Americanos preparam tese de mestrado sobre ONG Enraizados, que ensina o ritmo
Rio – A Baixada virou referência mundial no ensino de hip hop. Primeira escola do estilo da América Latina, a ONG Enraizados, em Nova Iguaçu, é tese de mestrado da jornalista americana Jessica Diaz, de 23 anos. Acompanhada do namorado Jonathan David Horta, também de 23 anos, desde maio ela filma tudo o que rola na ONG do bairro de Morro Agudo, e analisa as nuances que o ritmo ganhou aqui.
“O hip hop no Brasil é diferente do americano, do francês. Aqui mistura com samba, com funk”, aponta ela, que planeja um documentário com suas conclusões ainda para este ano. “Volto no fim do mês, mas quero retornar para mostrar o filme.”
Eles não foram os primeiros a se deslocar de seus países para conhecer o trabalho da Enraizados. Franceses, tunisianos, chilenos e finlandeses, entre dezenas de outros estrangeiros, já estiveram na Baixada especificamente para conhecer a ONG. “Trabalhamos em rede, temos representantes em 12 países ao redor do mundo”, afirma Dudu de Morro Agudo, de 35, um dos fundadores da Enraizados.

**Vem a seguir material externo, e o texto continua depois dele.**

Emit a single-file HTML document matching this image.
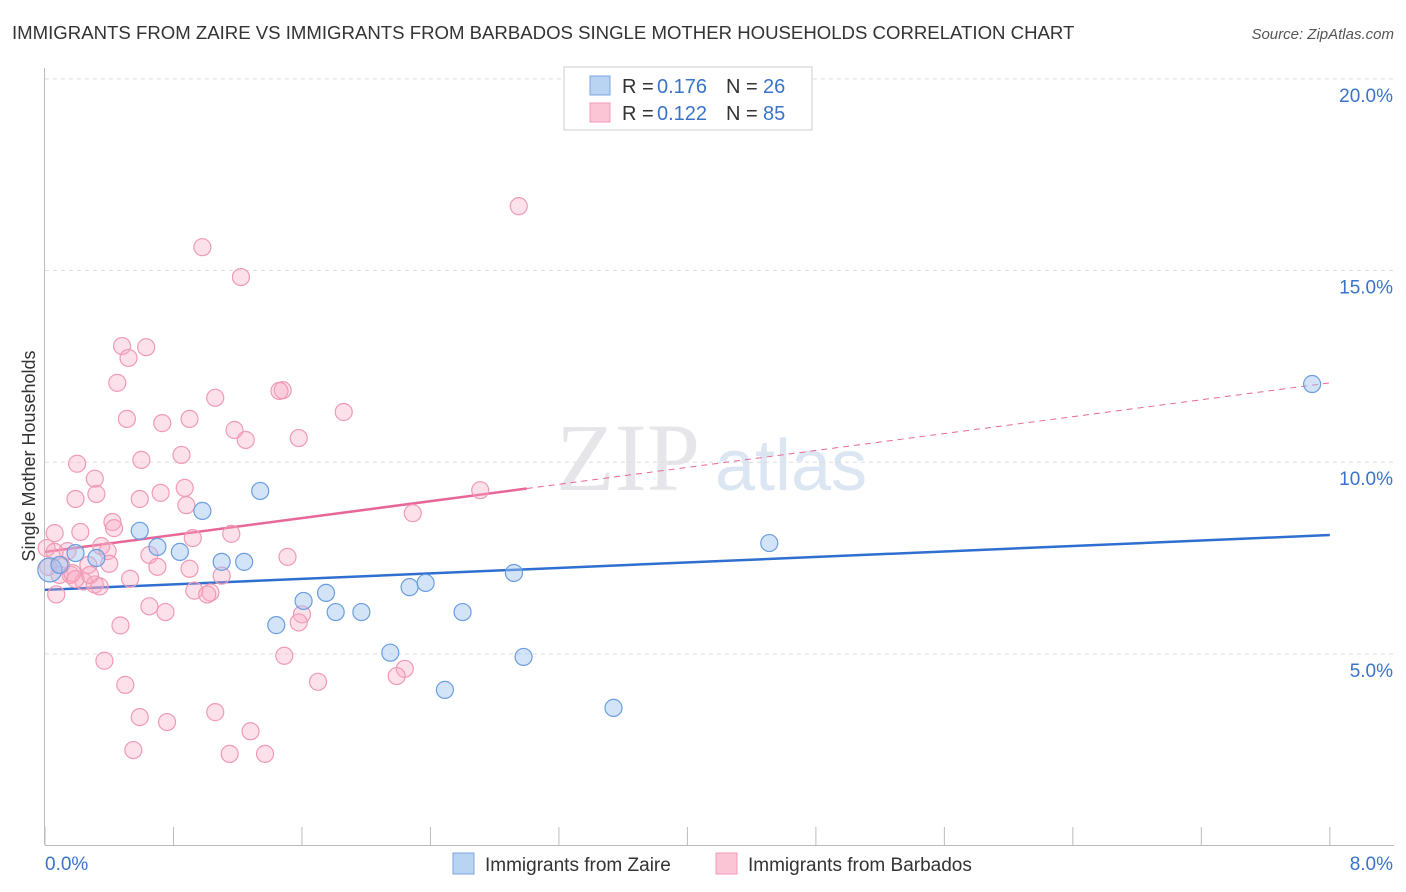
<!DOCTYPE html>
<html><head><meta charset="utf-8"><style>
body{margin:0;background:#fff;font-family:"Liberation Sans",sans-serif;}
svg{display:block}
</style></head><body>
<svg id="chart" width="1406" height="892" xmlns="http://www.w3.org/2000/svg">
<text x="12" y="39" font-size="18.6" fill="#333">IMMIGRANTS FROM ZAIRE VS IMMIGRANTS FROM BARBADOS SINGLE MOTHER HOUSEHOLDS CORRELATION CHART</text>
<text x="1394" y="39" font-size="15" fill="#555" font-style="italic" text-anchor="end">Source: ZipAtlas.com</text>
<text x="35" y="456" font-size="18" fill="#333" transform="rotate(-90 35 456)" text-anchor="middle">Single Mother Households</text>
<text x="700" y="490" font-size="96" fill="#e6e6ea" font-family="Liberation Serif" text-anchor="end">ZIP</text>
<text x="715" y="490" font-size="72" fill="#dce6f3">atlas</text>
<g id="grid"></g>
<g id="axes"></g>
<g id="lines"></g>
<g id="points"></g>
<g>
<rect x="564" y="67" width="248" height="63" fill="#fff" stroke="#ccc"/>
<rect x="590" y="76" width="20" height="19" fill="#b9d3f3" stroke="#7aa6df"/>
<rect x="590" y="103" width="20" height="19" fill="#fcc5d5" stroke="#f09ab4"/>
<text x="622" y="93" font-size="20" fill="#333">R =</text>
<text x="657" y="93" font-size="20" fill="#3a73c9">0.176</text>
<text x="726" y="93" font-size="20" fill="#333">N =</text>
<text x="763" y="93" font-size="20" fill="#3a73c9">26</text>
<text x="622" y="120" font-size="20" fill="#333">R =</text>
<text x="657" y="120" font-size="20" fill="#3a73c9">0.122</text>
<text x="726" y="120" font-size="20" fill="#333">N =</text>
<text x="763" y="120" font-size="20" fill="#3a73c9">85</text>
</g>
<g>
<rect x="453" y="853" width="21" height="21" fill="#b9d3f3" stroke="#7aa6df"/>
<text x="485" y="871" font-size="19" fill="#333">Immigrants from Zaire</text>
<rect x="716" y="853" width="21" height="21" fill="#fcc5d5" stroke="#f09ab4"/>
<text x="748" y="871" font-size="19" fill="#333">Immigrants from Barbados</text>
</g>
</svg>
<script>
const yTicks=[5,10,15,20];
const yTickLabels=["5.0%","10.0%","15.0%","20.0%"];
const xTicks=[0,0.8,1.6,2.4,3.2,4,4.8,5.6,6.4,7.2,8];
const zaireX=[7.89,1.34,0.98,0.59,0.70,0.84,0.32,1.10,1.24,0.19,2.92,2.27,2.37,1.75,1.61,1.81,1.97,2.60,1.44,2.15,2.98,2.49,3.54,4.51,0.03,0.09];
const zaireY=[12.04,9.25,8.73,8.21,7.79,7.66,7.50,7.40,7.40,7.63,7.11,6.74,6.85,6.59,6.38,6.09,6.09,6.09,5.75,5.03,4.92,4.06,3.59,7.89,7.19,7.32];
const barbX=[2.95,0.98,1.22,0.48,0.63,0.52,0.45,1.48,1.46,1.06,1.86,0.51,0.73,0.90,1.18,1.25,1.58,0.20,0.60,0.85,0.31,0.32,0.19,0.59,0.72,0.87,0.88,2.71,2.29,0.42,0.06,0.22,0.43,1.16,0.92,0.01,0.14,0.35,0.39,0.65,1.51,0.10,0.27,0.40,0.70,0.90,0.16,0.53,1.10,0.07,0.24,0.31,0.34,0.93,1.03,1.01,0.65,0.75,0.47,1.60,1.58,0.37,1.49,0.50,1.70,2.24,2.19,0.59,0.76,1.06,1.28,0.55,1.15,1.37,0.06,0.02,0.09,0.17,0.28,0.19];
const barbY=[16.68,15.61,14.83,13.03,13.0,12.72,12.07,11.88,11.86,11.68,11.31,11.13,11.02,11.13,10.84,10.58,10.63,9.96,10.06,10.19,9.57,9.17,9.04,9.04,9.2,9.33,8.88,9.27,8.67,8.44,8.15,8.18,8.28,8.13,8.02,7.76,7.68,7.81,7.68,7.58,7.53,7.32,7.32,7.35,7.27,7.22,7.06,6.96,7.04,6.55,6.89,6.81,6.76,6.65,6.60,6.55,6.24,6.09,5.74,6.03,5.82,4.82,4.95,4.19,4.27,4.61,4.42,3.35,3.22,3.48,2.98,2.49,2.39,2.39,7.66,7.27,7.06,7.11,7.06,6.95];
const zaireTrend=[6.67,8.1];
const barbTrend=[7.66,12.07];
const barbSolidEnd=3.0;
(function(){
const X=v=>45+v*160.6, Y=v=>845.5-v*38.33;
const NS="http://www.w3.org/2000/svg";
function mk(t,a,p){const e=document.createElementNS(NS,t);for(const k in a)e.setAttribute(k,a[k]);p.appendChild(e);return e;}
const grid=document.getElementById('grid'),axes=document.getElementById('axes'),lines=document.getElementById('lines'),pts=document.getElementById('points');
yTicks.forEach((t,i)=>{
 const l=mk('line',{x1:45,x2:1394,y1:Y(t),y2:Y(t),stroke:'#ddd','stroke-dasharray':'4,4'},grid);
 
 
 const tx=mk('text',{x:1393,y:Y(t)+23,'font-size':19,fill:'#3a73c9','text-anchor':'end'},axes);
 tx.textContent=yTickLabels[i];
 
 
});
const ya=mk('line',{x1:44.5,x2:44.5,y1:68,y2:845,stroke:'#bbb'},axes);


const xa=mk('line',{x1:45,x2:1394,y1:845.5,y2:845.5,stroke:'#bbb'},axes);


xTicks.forEach(t=>{
 const l=mk('line',{x1:X(t),x2:X(t),y1:827,y2:845,stroke:'#bbb'},axes);
 
 
});
const xl0=mk('text',{x:45,y:870,'font-size':19,fill:'#3a73c9'},axes);xl0.textContent='0.0%';


const xl1=mk('text',{x:1393,y:870,'font-size':19,fill:'#3a73c9','text-anchor':'end'},axes);xl1.textContent='8.0%';


const at=(tr,x)=>tr[0]+(tr[1]-tr[0])*x/8;
const bt=mk('line',{x1:X(0),y1:Y(at(zaireTrend,0)),x2:X(8),y2:Y(at(zaireTrend,8)),stroke:'#2f6fd0','stroke-width':2.5},lines);


const pt=mk('line',{x1:X(0),y1:Y(at(barbTrend,0)),x2:X(barbSolidEnd),y2:Y(at(barbTrend,barbSolidEnd)),stroke:'#e8679a','stroke-width':2.5},lines);


const pd=mk('line',{x1:X(barbSolidEnd),y1:Y(at(barbTrend,barbSolidEnd)),x2:X(8),y2:Y(at(barbTrend,8)),stroke:'#e8679a','stroke-width':1,'stroke-dasharray':'6,5'},lines);


barbX.forEach((x,i)=>{
 const c=mk('circle',{cx:X(x),cy:Y(barbY[i]),r:8.5,fill:'rgba(248,170,195,0.35)',stroke:'#f09ab4','stroke-width':1.2},pts);
 
 
});
zaireX.forEach((x,i)=>{
 const c=mk('circle',{cx:X(x),cy:Y(zaireY[i]),r:i==24?12:8.5,fill:'rgba(160,196,240,0.45)',stroke:'#6a9ee0','stroke-width':1.2},pts);
 
 
});
})();
</script>
</body></html>
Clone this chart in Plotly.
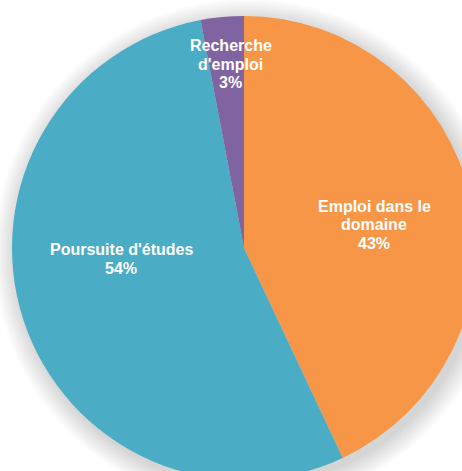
import plotly.graph_objects as go

# ---- data ----
categories = ["Emploi dans le domaine", "Poursuite d'études", "Recherche d'emploi"]
label_lines = [["Emploi dans le", "domaine"], ["Poursuite d'études"], ["Recherche", "d'emploi"]]
values = [43, 54, 3]
colors = ["#F79646", "#4BACC6", "#8064A2"]

# ---- layout geometry (pixels) ----
W, H = 490, 496
cx, cy, R = 244, 248, 232
label_pos = [(374, 224.5), (121, 259), (230.5, 64)]
line_h = 18.5

fig = go.Figure()
fig.add_trace(go.Pie(
    labels=categories, values=values, sort=False, direction="clockwise", rotation=0,
    marker=dict(colors=colors, line=dict(width=0)),
    textinfo="none", hoverinfo="label+percent", showlegend=False,
    domain=dict(x=[(cx - R) / W, (cx + R) / W], y=[1 - (cy + R) / H, 1 - (cy - R) / H]),
))

# soft shadow
shapes = []
n = 14
for i in range(n):
    r = R + 22 - i * 1.6
    shapes.append(dict(
        type="circle", xref="paper", yref="paper", xsizemode="pixel", ysizemode="pixel",
        xanchor=(cx + 4) / W, yanchor=1 - (cy + 5) / H,
        x0=-r, x1=r, y0=-r, y1=r,
        fillcolor="rgba(0,0,0,0.013)", line=dict(width=0), layer="below",
    ))

total = sum(values)
annotations = []
for lines, v, (px, py) in zip(label_lines, values, label_pos):
    all_lines = lines + [f"{round(100 * v / total)}%"]
    k = len(all_lines)
    for j, t in enumerate(all_lines):
        annotations.append(dict(
            text=f"<b>{t}</b>", x=px / W, y=1 - py / H, xref="paper", yref="paper",
            xanchor="center", yanchor="middle", showarrow=False,
            yshift=((k - 1) / 2 - j) * line_h,
            font=dict(family="Arial", size=16, color="white"),
        ))

fig.update_layout(
    width=W, height=H, margin=dict(l=0, r=0, t=0, b=0),
    paper_bgcolor="white", plot_bgcolor="white",
    shapes=shapes, annotations=annotations,
)

fig.write_html("out.html", config={"displayModeBar": False},
               post_script="document.body.style.margin='0';document.body.style.overflow='hidden';")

5 MIL: número de jovens que já participaram das oficinas e cursos oferecidos pelo Enraizados
Nem só de rimas vive a ONG: quinzenalmente acontecem os saraus e as batalhas de rimas. “O objetivo é integrar outros tipos de cultura que existem na região”, afirma Dudu.
O poeta Antônio Feitoza, de 54 anos, sabe bem a importância de ter um espaço para sua arte. “Em 1982, Morro Agudo tinha vários encontros de poetas. Isso foi se perdendo com o tempo.” E lembra que, na época, ele e os amigos usavam um mimeógrafo para fazer cópias de seus contos. “O Enraizados trouxe isso novamente.”
Os resultados são visíveis. Em 15 anos, mais de cinco mil jovens já se formaram em cursos como DJ, Grafite, MC e Break. O rapper Einstein, de 18 anos, é um dos frutos da escola. Há dois anos venceu um concurso nacional e viu a carreira alavancar ao ganhar equipamentos para montar seu estúdio. “Não estamos nisso por moda. Rap é compromisso!”
Mudança após perda de patrocínio
Apesar da força de vontade e do trabalho na região de Morro Agudo, nem tudo são flores na história da Enraizados. No último fim de semana eles mudaram para uma sede menor, após o fim do patrocínio. “Não fomos expulsos, nem somos coitados. Tomamos essa decisão para podermos economizar dinheiro para um dia termos nossa sede própria”, conta Dudu. O processo de gentrificação e especulação imobiliária no bairro é apontado como dificultador para que o sonho de ter um espaço definitivo ainda não tenha saído do papel. “Um terreno em Morro Agudo está custando no mínimo R$ 160 mil.”
A diminuição do espaço físico com a mudança de sede, no entanto, não impede que os cursos continuem. “Daremos oficinas em locais parceiros. E saraus e batalhas, nos espaços públicos”, diz Luiz Carlos Dumontt, 43 anos, também coordenador da ONG.
Cientes da importância para a região, nem pensam em parar. “Moleques, que não tinham perspectiva de nada, viajaram o mundo, escreveram livros e gravaram CDs. O trabalho tem que continuar”, finaliza Dudu.